Gary Backaus

Gary Backaus graduated from Memphis College of Art in 1986. He is now one of the managing partners at archer>malmo, one of the region’s largest and most successful advertising agencies. He answered a few questions about his choice to attend MCA.

Gary Backaus

What was your major?
Advertising Design

What’s your job now?
Principal & Chief Creative Officer at archer>malmo. I help manage the creative department, and I’m ultimately responsible for all the creative work of the agency but also get very involved in clients’ marketing strategy and planning. In addition, I’m a partner in a>m ventures, our early-stage investment company focused on tech startups.

What is your favorite memory or highlight from your academic career at MCA?
My favorite memories are of the relationships I had with other students and instructors. The benefit of working and learning in a tight-knit community where everyone knows everyone else was invaluable.

How do you think your studies at MCA influenced your career?
I was fortunate to learn from a wide variety of practitioners that really prepared me to work at the professional level. In fact, the first creative director to hire me at archer>malmo had been one of my adjunct professors.

What inspires you?
Seeing and learning new things. The advertising business exposes you to a lot of wildly different topics and ideas. Variety and constant change keeps it interesting.

How is your life impacted by art?
What we do is applied art—aesthetic- and idea-driven work in the service of a business objective—so we get to do that every day. But I also enjoy fine art for exposure to the totally new. It helps you keep an open mind.
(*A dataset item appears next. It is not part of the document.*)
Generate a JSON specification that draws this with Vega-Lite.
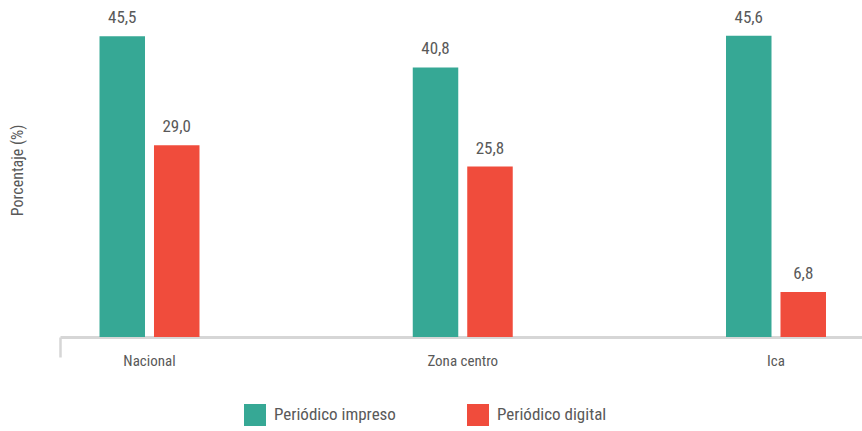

What advice would you give to students pursuing or considering a degree in fine arts?
Despite what some may say about the relevance of art as a career, if you look at the global economy, creative professions are among the last to be outsourced—advertising, product design, movies, video games. Mass production may be commoditized, but the ideas—the intellectual property with the most value—are still made in the USA. Apple’s products are made in China but as it says on every box: Designed in California. Art, ideas and creativity are among America’s last great exports and will always be relevant.